Crono, that's a horrible, horrible state to be in, and in asking for advice, you're asking completely the wrong question. For your own sanity, you need to find something you enjoy doing, not just something that can soften the pain for one more day.
I've been in your position before. In some respects, I still am. I thought I couldn't get a job and any job I'd get I'd be unable to handle. I had no connections, but finally was able to find one in my field.
Maybe a standard day job isn't right for you, but you need to look for something more ambitious than living with your parents, even if you enjoy the amenities. There are many things you can try. Just keep churning through them, or resign yourself to worsening sadness.
If you think you can do well at Intrade, I'll loan you the money if you can put up your karma as collateral.
Well... I think I like playing Magic, or, at least, I like winning at Magic. (When I lose a lot, I have a tendency to take it pretty hard.) For some reason, video games start to become a lot less appealing when I don't have some homework to put off. But, yeah, to paraphrase something I once heard about drug addiction, I don't play video games to games to feel good, I play them in order to feel normal.
Let me put it this way:
If I won a huge lottery jackpot tomorrow and could easily afford to maintain my current lifestyle with no effort, independent of my parents' financial support, I still probably wouldn't move out, because I like living with my parents. What bothers me is that I'm dependent on them for financial support, so whenever they ask me to do something, there's always an undercurrent of "if you make us angry enough, you'll be out on the streets." (It still beats working, though.)
There's only one thing that I want that I can't get by living at home, and that's a cat. It might be a bit silly, but I feel as though if I had a cat, I wouldn't have to be lonely or sad any more.
That sounds flagrantly inappropriate.
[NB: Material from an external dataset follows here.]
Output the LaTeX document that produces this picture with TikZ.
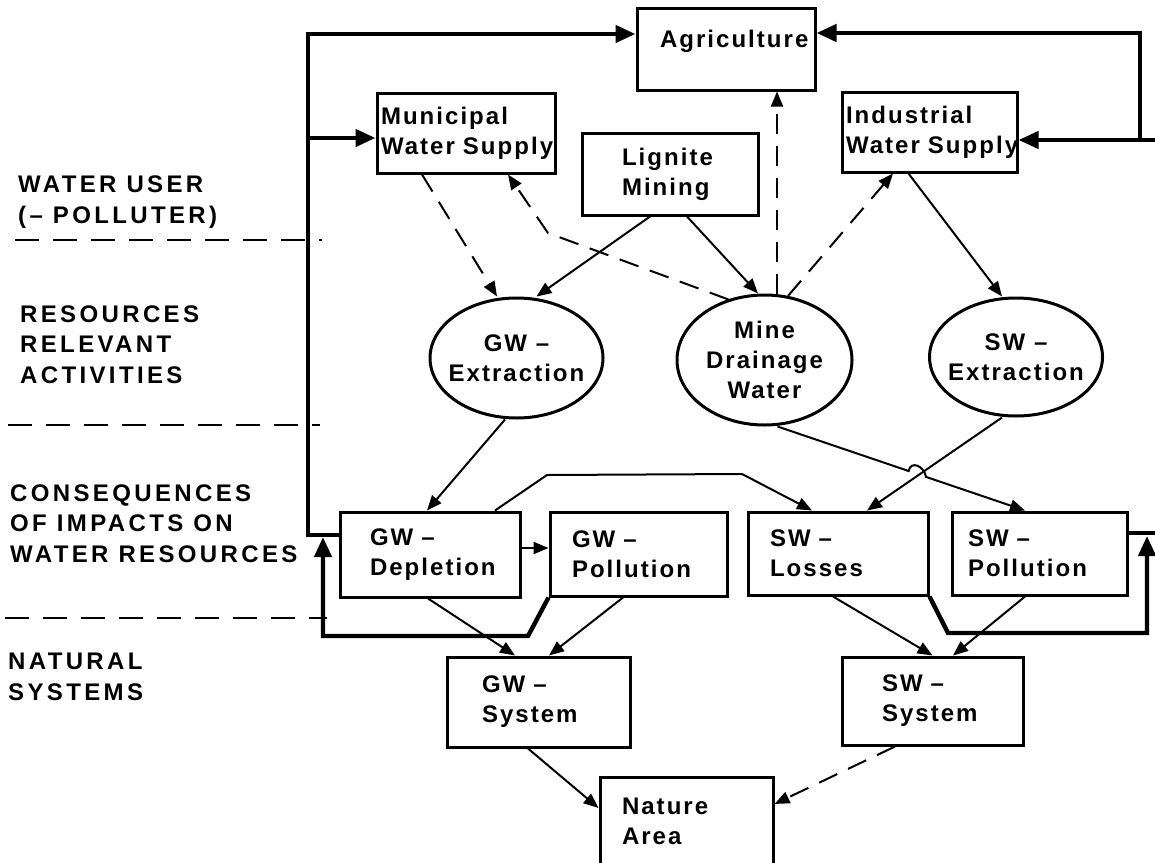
\documentclass[tikz,border=0pt]{standalone}
\usepackage{fontspec}
\newfontfamily\boxfont[LetterSpace=8.5]{Liberation Sans}
\newfontfamily\sidefont[LetterSpace=14]{Liberation Sans}
\usetikzlibrary{arrows.meta,shapes.geometric,calc}
\newcommand{\mkctr}[1]{\makebox[110pt]{#1}}
\begin{document}
\begin{tikzpicture}[x=1pt,y=-1pt,
  box/.style={draw, rectangle, line width=3pt, align=left, inner ysep=0pt,
    font=\boxfont\bfseries\fontsize{24}{30}\selectfont},
  oval/.style={draw, ellipse, line width=3pt, align=center, inner sep=0pt,
    font=\boxfont\bfseries\fontsize{24}{30}\selectfont},
  side/.style={anchor=base west, align=left, inner sep=0pt,
    font=\sidefont\bfseries\fontsize{24}{30.5}\selectfont},
  conn/.style={line width=2pt, -{Triangle[length=15pt,width=12pt]}},
  dconn/.style={conn, dash pattern=on 20pt off 12pt},
  fb/.style={line width=4.4pt, -{Triangle[length=20pt,width=17pt]}},
  divider/.style={line width=2.2pt, dash pattern=on 24pt off 14pt}
]
\path[use as bounding box, fill=white] (0,0) rectangle (1155,862);

% side labels (anchored at the baseline of their last line) and dividers
\node[side] (lab1) at (18,223) {WATER USER\\(– POLLUTER)};
\node[side] (lab2) at (20,383) {RESOURCES\\RELEVANT\\ACTIVITIES};
\node[side] (lab3) at (10,562) {CONSEQUENCES\\OF IMPACTS ON\\WATER RESOURCES};
\node[side] (lab4) at (8,700) {NATURAL\\SYSTEMS};
\draw[divider] (15,240) -- (322,240);
\draw[divider] (8,425) -- (320,425);
\draw[divider] (5,618) -- (327,618);

% nodes
\node[box, text width=132pt, inner xsep=23pt, minimum height=82pt] (agri) at (726,49) {Agriculture\\[-10pt]\mbox{}};
\node[box, text width=170pt, inner xsep=4pt, minimum height=80pt] (muni) at (466,133) {Municipal\\\mbox{Water Supply}};
\node[box, text width=96pt, inner xsep=40pt, minimum height=82pt] (lign) at (670,174) {Lignite\\Mining};
\node[box, text width=167pt, inner xsep=4pt, minimum height=80pt] (indu) at (929.5,132) {Industrial\\\mbox{Water Supply}};
\node[oval, minimum width=173pt, minimum height=120pt] (gwe) at (516.5,358) {\mkctr{GW –}\\\mkctr{Extraction}};
\node[oval, minimum width=175pt, minimum height=130pt] (mdw) at (764.5,360) {\mkctr{Mine}\\\mkctr{Drainage}\\\mkctr{Water}};
\node[oval, minimum width=173pt, minimum height=118pt] (swe) at (1016,357) {\mkctr{SW –}\\\mkctr{Extraction}};
\node[box, text width=120pt, inner xsep=30pt, minimum height=85pt] (gwd) at (430,554.5) {GW –\\Depletion};
\node[box, text width=133pt, inner xsep=22pt, minimum height=84pt] (gwp) at (638.5,554) {GW –\\Pollution};
\node[box, text width=136pt, inner xsep=22pt, minimum height=83pt] (swl) at (838,553.5) {SW –\\Losses};
\node[box, text width=143pt, inner xsep=16pt, minimum height=83pt] (swp) at (1039.5,553.5) {SW –\\Pollution};
\node[box, text width=113pt, inner xsep=35pt, minimum height=90pt] (gws) at (538.5,702) {GW –\\System};
\node[box, text width=101pt, inner xsep=40pt, minimum height=88pt] (sws) at (932.5,701) {SW –\\System};
\node[box, text width=129pt, inner xsep=22pt, minimum height=88pt] (nat) at (686.5,821) {Nature\\Area};

% connectors
\draw[dconn] ([xshift=-44pt]muni.south) -- ([xshift=-19.5pt]gwe.north);
\draw[conn] ([xshift=-20pt]lign.south) -- ([xshift=20pt]gwe.north);
\draw[conn] ([xshift=17pt]lign.south) -- ([xshift=-6.5pt]mdw.north);
\draw[dconn] ([xshift=-36pt,yshift=-6pt]mdw.north) -- (548,233) -- ([xshift=42pt]muni.south);
\draw[dconn] ([xshift=12.5pt]mdw.north) -- ([xshift=51pt]agri.south);
\draw[dconn] ([xshift=23.5pt,yshift=-2.4pt]mdw.north) -- ([xshift=-36.5pt]indu.south);
\draw[conn] ([xshift=-21pt]indu.south) -- ([xshift=-14pt]swe.north);
\draw[conn] ([xshift=-11.5pt]gwe.south) -- ([xshift=-3pt]gwd.north);
\draw[conn] ([xshift=65pt]gwd.north) -- (547,475) -- (742,474) -- ([xshift=-26pt]swl.north);
\draw[conn] ([xshift=-14pt]swe.south) -- ([xshift=29pt]swl.north);
\coordinate (m1) at ([xshift=13pt]mdw.south);
\coordinate (m2) at ([xshift=-14.5pt]swp.north);
\draw[conn] (m1) -- ($(m1)!0.53!(m2)$) .. controls +(2,-11) and +(-2,-11) .. ($(m1)!0.60!(m2)$) -- (m2);
\draw[conn] ([yshift=6.5pt]gwd.east) -- ([yshift=6pt]gwp.west);
\draw[conn] ([xshift=-2pt]gwd.south) -- ([xshift=-23.5pt]gws.north);
\draw[conn] ([xshift=-15.5pt]gwp.south) -- ([xshift=10.5pt]gws.north);
\draw[conn] ([xshift=-5pt]swl.south) -- (sws.north);
\draw[conn] ([xshift=-14.5pt]swp.south) -- ([xshift=20.5pt]sws.north);
\draw[conn] ([xshift=-10.5pt]gws.south) -- ([yshift=13pt]nat.west);
\draw[dconn] ([xshift=-37.5pt]sws.south) -- ([yshift=17pt]nat.east);

% feedback loops
\coordinate (jl) at (308,138);
\draw[fb] ([yshift=19.5pt]gwd.west) -| (jl) -- ([yshift=-5pt]muni.west);
\draw[fb] (jl) |- ([yshift=15pt]agri.west);
\draw[fb] (gwp.south west) -- (528,636) -| (323,537);
\coordinate (jr) at (1140,140);
\draw[fb] ([yshift=20.5pt]swp.east) -- (1157,533) |- ([yshift=-8pt]indu.east);
\draw[fb] (jr) |- ([yshift=16pt]agri.east);
\draw[fb] (swl.south east) -- (948,633) -| (1147,536);
\end{tikzpicture}
\end{document}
If you are confident that CronoDAS trying his hand at Intrade would be a good risk, why don't you just loan him the money and ask for interest or some percentage of what he makes? If you aren't confident that he'd do well enough to pay you back, isn't this just outright karma purchase?
Just a hedge against any akrasia that might pop up.
Replace "do well enough" with "make any effort at all", then.
"make any effort at all" =/= "no akrasia"
If you expect that he'd make some effort, and be defeated by akrasia, then clearly, you are not confident that he would do well.
My point isn't that, however. My point is that karma is inappropriate collateral, even if there were some easy way to move it from one person to another.
"Even if"? Are you serious?
The only thing inhibiting such a transfer is the very fact that those who consider it innapropriate would prevent it politically. Even then, if someone wants to and is uninterested in said social judgements beyond their political implications then it would not exactly be hard to make the transfer subtly.
I wouldn't think that I know more than anybody else about most of the topics on Intrade, although betting against cold fusion seems like a good idea.